■ EXERCISE BRIEF:
Give the listing again character for character, but drop the images.

- - - - -

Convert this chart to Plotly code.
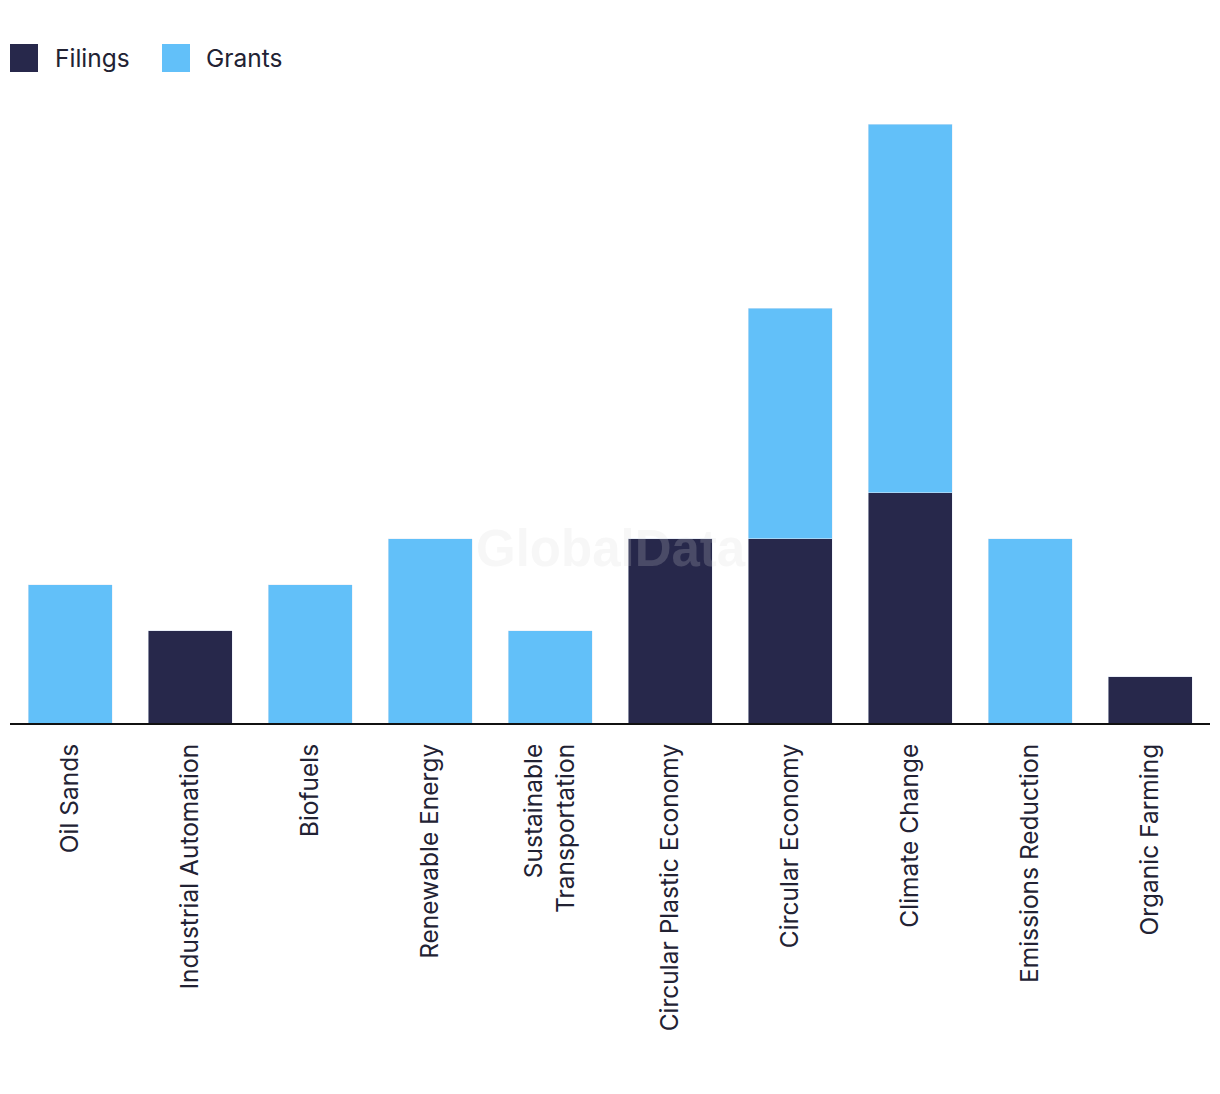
import plotly.graph_objects as go

categories = ["Oil Sands", "Industrial Automation", "Biofuels", "Renewable Energy",
              "Sustainable<br>Transportation", "Circular Plastic Economy", "Circular Economy",
              "Climate Change", "Emissions Reduction", "Organic Farming"]
filings = [0, 2, 0, 0, 0, 4, 4, 5, 0, 1]
grants = [3, 0, 3, 4, 2, 0, 5, 8, 4, 0]

FIL_COL = "#27284b"
GRA_COL = "#62c0f9"
TXT = "#222233"
FONT = "Inter, Roboto, sans-serif"

OFF = 8  # page body offset
W, H = 1220, 1094
L, R, T, B = 10 - OFF, 10 + OFF, 101 - OFF, 371 + OFF
plot_h = H - T - B
plot_w = W - L - R

def px(x):
    return (x - OFF - L) / plot_w

def py(y):
    return (H - B - (y - OFF)) / plot_h

fig = go.Figure()
fig.add_bar(x=categories, y=filings, name="Filings", marker_color=FIL_COL, showlegend=False)
fig.add_bar(x=categories, y=grants, name="Grants", marker_color=GRA_COL, showlegend=False)

shapes = [
    dict(type="rect", xref="paper", yref="paper", x0=px(10), x1=px(38), y0=py(72), y1=py(44),
         fillcolor=FIL_COL, line_width=0),
    dict(type="rect", xref="paper", yref="paper", x0=px(162), x1=px(190), y0=py(72), y1=py(44),
         fillcolor=GRA_COL, line_width=0),
]
annotations = [
    dict(text="Filings", xref="paper", yref="paper", x=px(53), y=py(58), xanchor="left",
         yanchor="middle", showarrow=False, font=dict(size=24.5, color=TXT, family=FONT)),
    dict(text="Grants", xref="paper", yref="paper", x=px(204), y=py(58), xanchor="left",
         yanchor="middle", showarrow=False, font=dict(size=24.5, color=TXT, family=FONT)),
    dict(text="<b>GlobalData</b>", xref="paper", yref="paper", x=px(611), y=py(548),
         xanchor="center", yanchor="middle", showarrow=False,
         font=dict(size=51, color="rgba(215,215,215,0.2)", family="Liberation Sans, Arial, sans-serif")),
]

fig.update_layout(
    width=W, height=H,
    margin=dict(l=L, r=R, t=T, b=B),
    barmode="stack", bargap=0.3,
    plot_bgcolor="white", paper_bgcolor="white",
    font=dict(family=FONT, size=24.5, color=TXT),
    shapes=shapes, annotations=annotations,
    xaxis=dict(tickangle=-90, showline=True, linecolor="#111111", linewidth=2,
               showgrid=False, ticks="", ticklabelstandoff=9,
               tickfont=dict(size=24.5, color=TXT, family=FONT)),
    yaxis=dict(range=[0, 13.5], visible=False, showgrid=False, zeroline=False),
)

fig.write_html("out.html")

- - - - -

■ REPLY:
Convert this chart to Plotly code.
import plotly.graph_objects as go

categories = ["Oil Sands", "Industrial Automation", "Biofuels", "Renewable Energy",
              "Sustainable<br>Transportation", "Circular Plastic Economy", "Circular Economy",
              "Climate Change", "Emissions Reduction", "Organic Farming"]
filings = [0, 2, 0, 0, 0, 4, 4, 5, 0, 1]
grants = [3, 0, 3, 4, 2, 0, 5, 8, 4, 0]

FIL_COL = "#27284b"
GRA_COL = "#62c0f9"
TXT = "#222233"
FONT = "Inter, Roboto, sans-serif"

OFF = 8  # page body offset
W, H = 1220, 1094
L, R, T, B = 10 - OFF, 10 + OFF, 101 - OFF, 371 + OFF
plot_h = H - T - B
plot_w = W - L - R

def px(x):
    return (x - OFF - L) / plot_w

def py(y):
    return (H - B - (y - OFF)) / plot_h

fig = go.Figure()
fig.add_bar(x=categories, y=filings, name="Filings", marker_color=FIL_COL, showlegend=False)
fig.add_bar(x=categories, y=grants, name="Grants", marker_color=GRA_COL, showlegend=False)

shapes = [
    dict(type="rect", xref="paper", yref="paper", x0=px(10), x1=px(38), y0=py(72), y1=py(44),
         fillcolor=FIL_COL, line_width=0),
    dict(type="rect", xref="paper", yref="paper", x0=px(162), x1=px(190), y0=py(72), y1=py(44),
         fillcolor=GRA_COL, line_width=0),
]
annotations = [
    dict(text="Filings", xref="paper", yref="paper", x=px(53), y=py(58), xanchor="left",
         yanchor="middle", showarrow=False, font=dict(size=24.5, color=TXT, family=FONT)),
    dict(text="Grants", xref="paper", yref="paper", x=px(204), y=py(58), xanchor="left",
         yanchor="middle", showarrow=False, font=dict(size=24.5, color=TXT, family=FONT)),
    dict(text="<b>GlobalData</b>", xref="paper", yref="paper", x=px(611), y=py(548),
         xanchor="center", yanchor="middle", showarrow=False,
         font=dict(size=51, color="rgba(215,215,215,0.2)", family="Liberation Sans, Arial, sans-serif")),
]

fig.update_layout(
    width=W, height=H,
    margin=dict(l=L, r=R, t=T, b=B),
    barmode="stack", bargap=0.3,
    plot_bgcolor="white", paper_bgcolor="white",
    font=dict(family=FONT, size=24.5, color=TXT),
    shapes=shapes, annotations=annotations,
    xaxis=dict(tickangle=-90, showline=True, linecolor="#111111", linewidth=2,
               showgrid=False, ticks="", ticklabelstandoff=9,
               tickfont=dict(size=24.5, color=TXT, family=FONT)),
    yaxis=dict(range=[0, 13.5], visible=False, showgrid=False, zeroline=False),
)

fig.write_html("out.html")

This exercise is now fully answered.